→ Written instruction: Output the first line of the listing and each line after it, up to and including the line that contains "stops=[alt.GradientStop(offset=o, color=c) for", exactly as written, minus the pictures.

→ Data section:
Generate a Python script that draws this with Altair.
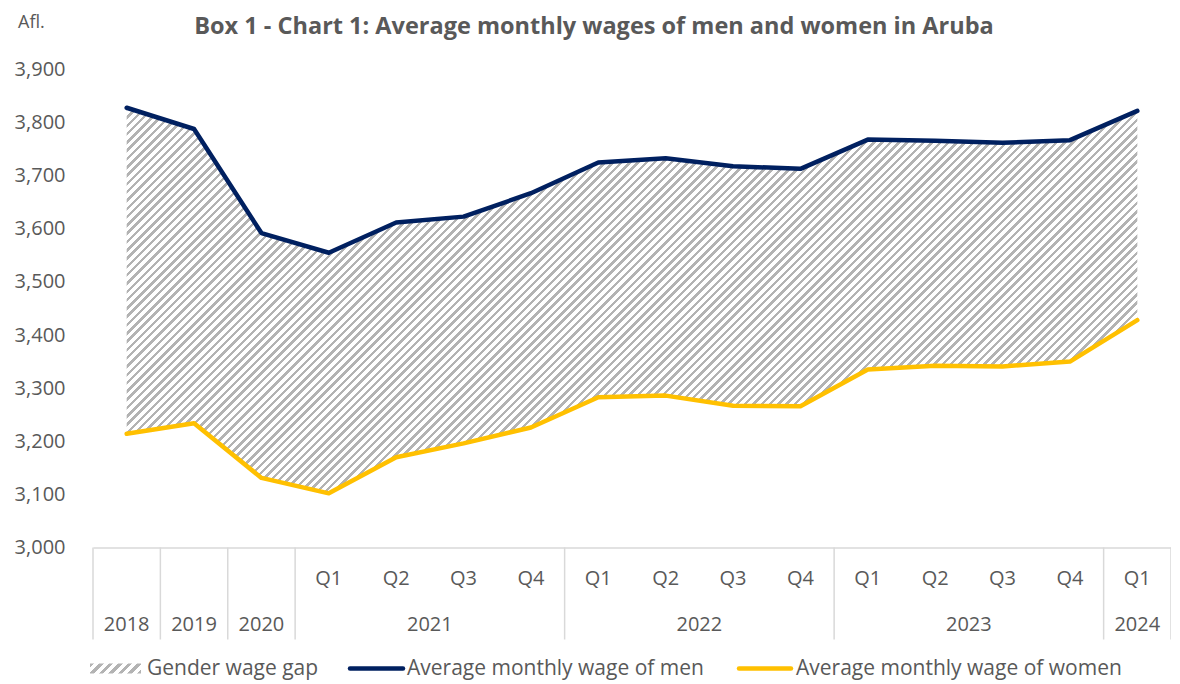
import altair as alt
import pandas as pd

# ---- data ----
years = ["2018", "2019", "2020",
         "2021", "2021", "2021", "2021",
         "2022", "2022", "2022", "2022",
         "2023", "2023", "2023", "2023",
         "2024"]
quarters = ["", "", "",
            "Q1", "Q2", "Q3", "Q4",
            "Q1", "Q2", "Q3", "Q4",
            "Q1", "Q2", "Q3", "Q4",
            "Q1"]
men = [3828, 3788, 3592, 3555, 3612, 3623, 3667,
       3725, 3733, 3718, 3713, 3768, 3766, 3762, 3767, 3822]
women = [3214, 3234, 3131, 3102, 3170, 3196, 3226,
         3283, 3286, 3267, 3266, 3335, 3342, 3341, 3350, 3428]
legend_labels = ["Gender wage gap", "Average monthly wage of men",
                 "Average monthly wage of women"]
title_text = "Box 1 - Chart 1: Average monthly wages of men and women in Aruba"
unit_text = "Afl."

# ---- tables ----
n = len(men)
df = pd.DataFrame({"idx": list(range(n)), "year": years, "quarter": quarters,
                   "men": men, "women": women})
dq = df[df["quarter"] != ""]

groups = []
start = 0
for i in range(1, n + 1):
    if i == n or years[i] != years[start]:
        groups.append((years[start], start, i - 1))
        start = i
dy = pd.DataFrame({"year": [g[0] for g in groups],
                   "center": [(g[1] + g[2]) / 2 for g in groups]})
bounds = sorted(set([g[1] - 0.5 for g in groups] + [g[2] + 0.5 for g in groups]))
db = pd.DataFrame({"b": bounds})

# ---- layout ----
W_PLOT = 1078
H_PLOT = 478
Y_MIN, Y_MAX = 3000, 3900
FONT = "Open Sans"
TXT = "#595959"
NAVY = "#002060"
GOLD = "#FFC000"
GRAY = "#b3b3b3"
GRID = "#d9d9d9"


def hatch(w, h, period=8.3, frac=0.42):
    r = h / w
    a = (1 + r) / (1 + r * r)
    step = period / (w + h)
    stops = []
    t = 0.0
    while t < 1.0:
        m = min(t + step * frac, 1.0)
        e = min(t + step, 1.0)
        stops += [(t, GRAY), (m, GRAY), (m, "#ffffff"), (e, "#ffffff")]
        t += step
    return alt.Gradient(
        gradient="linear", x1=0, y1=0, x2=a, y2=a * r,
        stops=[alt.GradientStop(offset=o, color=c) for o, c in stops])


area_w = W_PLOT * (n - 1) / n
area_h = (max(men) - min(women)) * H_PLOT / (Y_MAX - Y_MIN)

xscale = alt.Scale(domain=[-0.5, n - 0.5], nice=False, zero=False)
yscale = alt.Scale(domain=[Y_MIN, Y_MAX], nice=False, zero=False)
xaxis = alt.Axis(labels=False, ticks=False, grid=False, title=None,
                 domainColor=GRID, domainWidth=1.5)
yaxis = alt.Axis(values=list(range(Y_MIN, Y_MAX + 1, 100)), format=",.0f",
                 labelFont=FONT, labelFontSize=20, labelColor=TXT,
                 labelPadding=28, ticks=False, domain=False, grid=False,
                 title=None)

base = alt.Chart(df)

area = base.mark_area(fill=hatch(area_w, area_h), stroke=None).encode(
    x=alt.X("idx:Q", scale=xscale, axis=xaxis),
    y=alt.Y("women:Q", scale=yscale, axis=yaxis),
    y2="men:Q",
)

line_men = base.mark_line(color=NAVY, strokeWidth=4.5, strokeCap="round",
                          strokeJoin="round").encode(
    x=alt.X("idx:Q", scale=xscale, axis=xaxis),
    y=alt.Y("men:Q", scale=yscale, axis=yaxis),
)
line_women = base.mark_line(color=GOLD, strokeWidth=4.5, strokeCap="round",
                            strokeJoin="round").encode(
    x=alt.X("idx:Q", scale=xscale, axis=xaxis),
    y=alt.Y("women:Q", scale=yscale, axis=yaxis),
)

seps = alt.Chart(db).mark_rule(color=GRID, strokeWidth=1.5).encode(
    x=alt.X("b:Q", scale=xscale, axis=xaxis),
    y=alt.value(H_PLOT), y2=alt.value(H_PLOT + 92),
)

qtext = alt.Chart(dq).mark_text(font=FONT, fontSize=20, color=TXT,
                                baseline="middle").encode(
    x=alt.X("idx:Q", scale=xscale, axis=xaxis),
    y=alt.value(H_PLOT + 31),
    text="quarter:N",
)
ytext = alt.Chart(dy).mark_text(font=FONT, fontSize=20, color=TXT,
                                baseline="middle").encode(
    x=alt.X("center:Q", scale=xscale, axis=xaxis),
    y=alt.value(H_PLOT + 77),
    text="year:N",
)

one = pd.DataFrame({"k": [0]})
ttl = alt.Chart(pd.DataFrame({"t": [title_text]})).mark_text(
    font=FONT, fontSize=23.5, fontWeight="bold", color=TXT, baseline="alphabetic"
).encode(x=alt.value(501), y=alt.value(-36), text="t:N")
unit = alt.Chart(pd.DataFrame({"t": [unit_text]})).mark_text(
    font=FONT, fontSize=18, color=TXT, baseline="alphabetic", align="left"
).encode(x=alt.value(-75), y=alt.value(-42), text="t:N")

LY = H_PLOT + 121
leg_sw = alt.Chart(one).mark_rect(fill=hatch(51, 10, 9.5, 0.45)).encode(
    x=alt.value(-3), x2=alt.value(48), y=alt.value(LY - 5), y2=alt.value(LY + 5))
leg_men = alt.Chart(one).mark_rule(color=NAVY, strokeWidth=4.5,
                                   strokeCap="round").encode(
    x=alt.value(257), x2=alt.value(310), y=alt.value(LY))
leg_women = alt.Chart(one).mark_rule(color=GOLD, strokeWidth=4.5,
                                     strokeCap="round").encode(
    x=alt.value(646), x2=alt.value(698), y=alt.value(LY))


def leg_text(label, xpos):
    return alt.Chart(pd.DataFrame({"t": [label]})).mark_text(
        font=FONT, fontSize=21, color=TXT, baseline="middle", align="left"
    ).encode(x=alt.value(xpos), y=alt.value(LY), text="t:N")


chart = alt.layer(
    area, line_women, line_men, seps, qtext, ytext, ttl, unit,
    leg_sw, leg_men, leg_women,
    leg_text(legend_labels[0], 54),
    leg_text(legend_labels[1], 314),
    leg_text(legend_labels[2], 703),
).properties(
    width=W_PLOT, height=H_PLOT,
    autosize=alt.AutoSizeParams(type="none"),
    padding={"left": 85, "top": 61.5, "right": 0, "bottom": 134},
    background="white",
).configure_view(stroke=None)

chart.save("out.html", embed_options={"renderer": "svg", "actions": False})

→ Answer in full:
Generate a Python script that draws this with Altair.
import altair as alt
import pandas as pd

# ---- data ----
years = ["2018", "2019", "2020",
         "2021", "2021", "2021", "2021",
         "2022", "2022", "2022", "2022",
         "2023", "2023", "2023", "2023",
         "2024"]
quarters = ["", "", "",
            "Q1", "Q2", "Q3", "Q4",
            "Q1", "Q2", "Q3", "Q4",
            "Q1", "Q2", "Q3", "Q4",
            "Q1"]
men = [3828, 3788, 3592, 3555, 3612, 3623, 3667,
       3725, 3733, 3718, 3713, 3768, 3766, 3762, 3767, 3822]
women = [3214, 3234, 3131, 3102, 3170, 3196, 3226,
         3283, 3286, 3267, 3266, 3335, 3342, 3341, 3350, 3428]
legend_labels = ["Gender wage gap", "Average monthly wage of men",
                 "Average monthly wage of women"]
title_text = "Box 1 - Chart 1: Average monthly wages of men and women in Aruba"
unit_text = "Afl."

# ---- tables ----
n = len(men)
df = pd.DataFrame({"idx": list(range(n)), "year": years, "quarter": quarters,
                   "men": men, "women": women})
dq = df[df["quarter"] != ""]

groups = []
start = 0
for i in range(1, n + 1):
    if i == n or years[i] != years[start]:
        groups.append((years[start], start, i - 1))
        start = i
dy = pd.DataFrame({"year": [g[0] for g in groups],
                   "center": [(g[1] + g[2]) / 2 for g in groups]})
bounds = sorted(set([g[1] - 0.5 for g in groups] + [g[2] + 0.5 for g in groups]))
db = pd.DataFrame({"b": bounds})

# ---- layout ----
W_PLOT = 1078
H_PLOT = 478
Y_MIN, Y_MAX = 3000, 3900
FONT = "Open Sans"
TXT = "#595959"
NAVY = "#002060"
GOLD = "#FFC000"
GRAY = "#b3b3b3"
GRID = "#d9d9d9"


def hatch(w, h, period=8.3, frac=0.42):
    r = h / w
    a = (1 + r) / (1 + r * r)
    step = period / (w + h)
    stops = []
    t = 0.0
    while t < 1.0:
        m = min(t + step * frac, 1.0)
        e = min(t + step, 1.0)
        stops += [(t, GRAY), (m, GRAY), (m, "#ffffff"), (e, "#ffffff")]
        t += step
    return alt.Gradient(
        gradient="linear", x1=0, y1=0, x2=a, y2=a * r,
        stops=[alt.GradientStop(offset=o, color=c) for o, c in stops])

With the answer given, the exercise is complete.